## TASK TO CARRY OUT
All the data must come back unchanged, except that pictures are left out.

## DATA EXCERPT
— Start —
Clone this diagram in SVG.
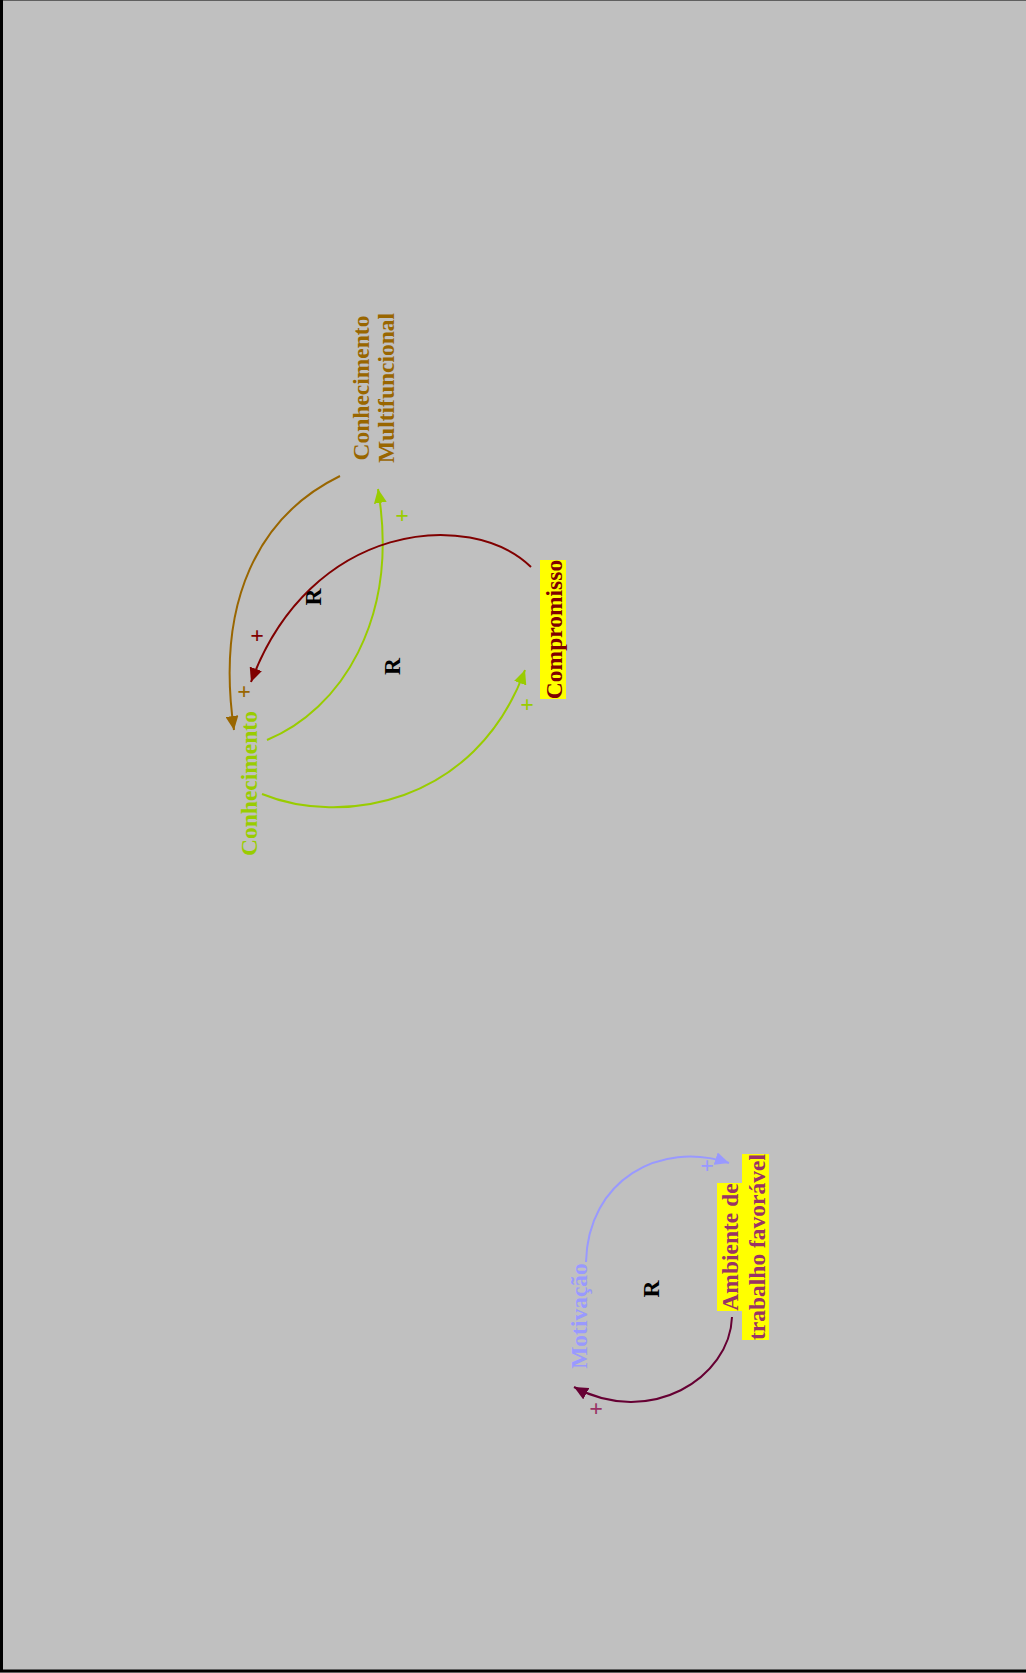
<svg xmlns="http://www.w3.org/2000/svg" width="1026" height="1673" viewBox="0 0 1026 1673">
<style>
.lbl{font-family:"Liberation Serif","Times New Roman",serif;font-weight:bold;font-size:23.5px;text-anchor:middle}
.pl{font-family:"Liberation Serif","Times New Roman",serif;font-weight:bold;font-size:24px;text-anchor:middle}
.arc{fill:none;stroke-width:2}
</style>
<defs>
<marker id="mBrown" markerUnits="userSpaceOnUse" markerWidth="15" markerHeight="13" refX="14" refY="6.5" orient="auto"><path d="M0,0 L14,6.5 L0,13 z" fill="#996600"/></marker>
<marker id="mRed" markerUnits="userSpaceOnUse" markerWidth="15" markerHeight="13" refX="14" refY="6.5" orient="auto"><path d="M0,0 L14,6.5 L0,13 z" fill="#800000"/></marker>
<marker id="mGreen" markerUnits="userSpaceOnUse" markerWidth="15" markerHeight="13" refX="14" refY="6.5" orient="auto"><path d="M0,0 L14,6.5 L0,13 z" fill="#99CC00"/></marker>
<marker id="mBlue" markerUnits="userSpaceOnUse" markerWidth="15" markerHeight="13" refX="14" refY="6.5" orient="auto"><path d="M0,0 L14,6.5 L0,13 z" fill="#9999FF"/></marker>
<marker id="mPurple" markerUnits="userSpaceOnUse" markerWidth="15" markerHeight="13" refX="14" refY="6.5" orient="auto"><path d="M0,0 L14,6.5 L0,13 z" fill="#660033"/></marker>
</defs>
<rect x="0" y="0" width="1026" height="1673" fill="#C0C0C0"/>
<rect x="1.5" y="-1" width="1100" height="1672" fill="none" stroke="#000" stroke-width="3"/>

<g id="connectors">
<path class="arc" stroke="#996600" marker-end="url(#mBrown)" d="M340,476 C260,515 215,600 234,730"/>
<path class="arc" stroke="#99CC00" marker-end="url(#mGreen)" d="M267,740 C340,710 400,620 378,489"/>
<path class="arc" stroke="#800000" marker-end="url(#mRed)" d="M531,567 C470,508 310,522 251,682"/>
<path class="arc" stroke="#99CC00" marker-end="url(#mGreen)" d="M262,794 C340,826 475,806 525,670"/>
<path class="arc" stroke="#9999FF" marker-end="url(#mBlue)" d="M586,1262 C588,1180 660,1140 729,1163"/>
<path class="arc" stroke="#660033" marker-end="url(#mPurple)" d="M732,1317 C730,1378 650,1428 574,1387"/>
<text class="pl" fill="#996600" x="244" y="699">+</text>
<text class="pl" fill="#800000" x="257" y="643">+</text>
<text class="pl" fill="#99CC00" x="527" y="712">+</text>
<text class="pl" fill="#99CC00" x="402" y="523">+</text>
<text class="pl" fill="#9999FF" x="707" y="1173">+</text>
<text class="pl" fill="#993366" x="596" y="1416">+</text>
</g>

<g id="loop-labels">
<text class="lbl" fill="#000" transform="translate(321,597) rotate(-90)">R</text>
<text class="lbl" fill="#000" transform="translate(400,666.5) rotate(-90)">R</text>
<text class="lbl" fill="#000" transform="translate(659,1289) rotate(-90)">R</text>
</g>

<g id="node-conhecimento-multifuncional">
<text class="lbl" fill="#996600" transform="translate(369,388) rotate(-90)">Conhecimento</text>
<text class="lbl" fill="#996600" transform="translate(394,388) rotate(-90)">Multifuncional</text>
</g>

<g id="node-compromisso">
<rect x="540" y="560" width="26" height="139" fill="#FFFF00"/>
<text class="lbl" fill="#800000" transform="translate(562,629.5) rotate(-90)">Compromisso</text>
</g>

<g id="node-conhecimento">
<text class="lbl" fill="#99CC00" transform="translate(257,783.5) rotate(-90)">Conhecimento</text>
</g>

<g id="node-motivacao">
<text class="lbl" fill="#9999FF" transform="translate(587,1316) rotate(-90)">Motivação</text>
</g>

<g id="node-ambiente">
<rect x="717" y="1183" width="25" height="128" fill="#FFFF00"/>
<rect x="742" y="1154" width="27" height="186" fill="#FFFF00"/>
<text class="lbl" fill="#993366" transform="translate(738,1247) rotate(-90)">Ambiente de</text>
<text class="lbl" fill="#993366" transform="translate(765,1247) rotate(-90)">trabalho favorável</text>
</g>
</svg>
— End —
## TASK SOLUTION
Clone this diagram in SVG.
<svg xmlns="http://www.w3.org/2000/svg" width="1026" height="1673" viewBox="0 0 1026 1673">
<style>
.lbl{font-family:"Liberation Serif","Times New Roman",serif;font-weight:bold;font-size:23.5px;text-anchor:middle}
.pl{font-family:"Liberation Serif","Times New Roman",serif;font-weight:bold;font-size:24px;text-anchor:middle}
.arc{fill:none;stroke-width:2}
</style>
<defs>
<marker id="mBrown" markerUnits="userSpaceOnUse" markerWidth="15" markerHeight="13" refX="14" refY="6.5" orient="auto"><path d="M0,0 L14,6.5 L0,13 z" fill="#996600"/></marker>
<marker id="mRed" markerUnits="userSpaceOnUse" markerWidth="15" markerHeight="13" refX="14" refY="6.5" orient="auto"><path d="M0,0 L14,6.5 L0,13 z" fill="#800000"/></marker>
<marker id="mGreen" markerUnits="userSpaceOnUse" markerWidth="15" markerHeight="13" refX="14" refY="6.5" orient="auto"><path d="M0,0 L14,6.5 L0,13 z" fill="#99CC00"/></marker>
<marker id="mBlue" markerUnits="userSpaceOnUse" markerWidth="15" markerHeight="13" refX="14" refY="6.5" orient="auto"><path d="M0,0 L14,6.5 L0,13 z" fill="#9999FF"/></marker>
<marker id="mPurple" markerUnits="userSpaceOnUse" markerWidth="15" markerHeight="13" refX="14" refY="6.5" orient="auto"><path d="M0,0 L14,6.5 L0,13 z" fill="#660033"/></marker>
</defs>
<rect x="0" y="0" width="1026" height="1673" fill="#C0C0C0"/>
<rect x="1.5" y="-1" width="1100" height="1672" fill="none" stroke="#000" stroke-width="3"/>

<g id="connectors">
<path class="arc" stroke="#996600" marker-end="url(#mBrown)" d="M340,476 C260,515 215,600 234,730"/>
<path class="arc" stroke="#99CC00" marker-end="url(#mGreen)" d="M267,740 C340,710 400,620 378,489"/>
<path class="arc" stroke="#800000" marker-end="url(#mRed)" d="M531,567 C470,508 310,522 251,682"/>
<path class="arc" stroke="#99CC00" marker-end="url(#mGreen)" d="M262,794 C340,826 475,806 525,670"/>
<path class="arc" stroke="#9999FF" marker-end="url(#mBlue)" d="M586,1262 C588,1180 660,1140 729,1163"/>
<path class="arc" stroke="#660033" marker-end="url(#mPurple)" d="M732,1317 C730,1378 650,1428 574,1387"/>
<text class="pl" fill="#996600" x="244" y="699">+</text>
<text class="pl" fill="#800000" x="257" y="643">+</text>
<text class="pl" fill="#99CC00" x="527" y="712">+</text>
<text class="pl" fill="#99CC00" x="402" y="523">+</text>
<text class="pl" fill="#9999FF" x="707" y="1173">+</text>
<text class="pl" fill="#993366" x="596" y="1416">+</text>
</g>

<g id="loop-labels">
<text class="lbl" fill="#000" transform="translate(321,597) rotate(-90)">R</text>
<text class="lbl" fill="#000" transform="translate(400,666.5) rotate(-90)">R</text>
<text class="lbl" fill="#000" transform="translate(659,1289) rotate(-90)">R</text>
</g>

<g id="node-conhecimento-multifuncional">
<text class="lbl" fill="#996600" transform="translate(369,388) rotate(-90)">Conhecimento</text>
<text class="lbl" fill="#996600" transform="translate(394,388) rotate(-90)">Multifuncional</text>
</g>

<g id="node-compromisso">
<rect x="540" y="560" width="26" height="139" fill="#FFFF00"/>
<text class="lbl" fill="#800000" transform="translate(562,629.5) rotate(-90)">Compromisso</text>
</g>

<g id="node-conhecimento">
<text class="lbl" fill="#99CC00" transform="translate(257,783.5) rotate(-90)">Conhecimento</text>
</g>

<g id="node-motivacao">
<text class="lbl" fill="#9999FF" transform="translate(587,1316) rotate(-90)">Motivação</text>
</g>

<g id="node-ambiente">
<rect x="717" y="1183" width="25" height="128" fill="#FFFF00"/>
<rect x="742" y="1154" width="27" height="186" fill="#FFFF00"/>
<text class="lbl" fill="#993366" transform="translate(738,1247) rotate(-90)">Ambiente de</text>
<text class="lbl" fill="#993366" transform="translate(765,1247) rotate(-90)">trabalho favorável</text>
</g>
</svg>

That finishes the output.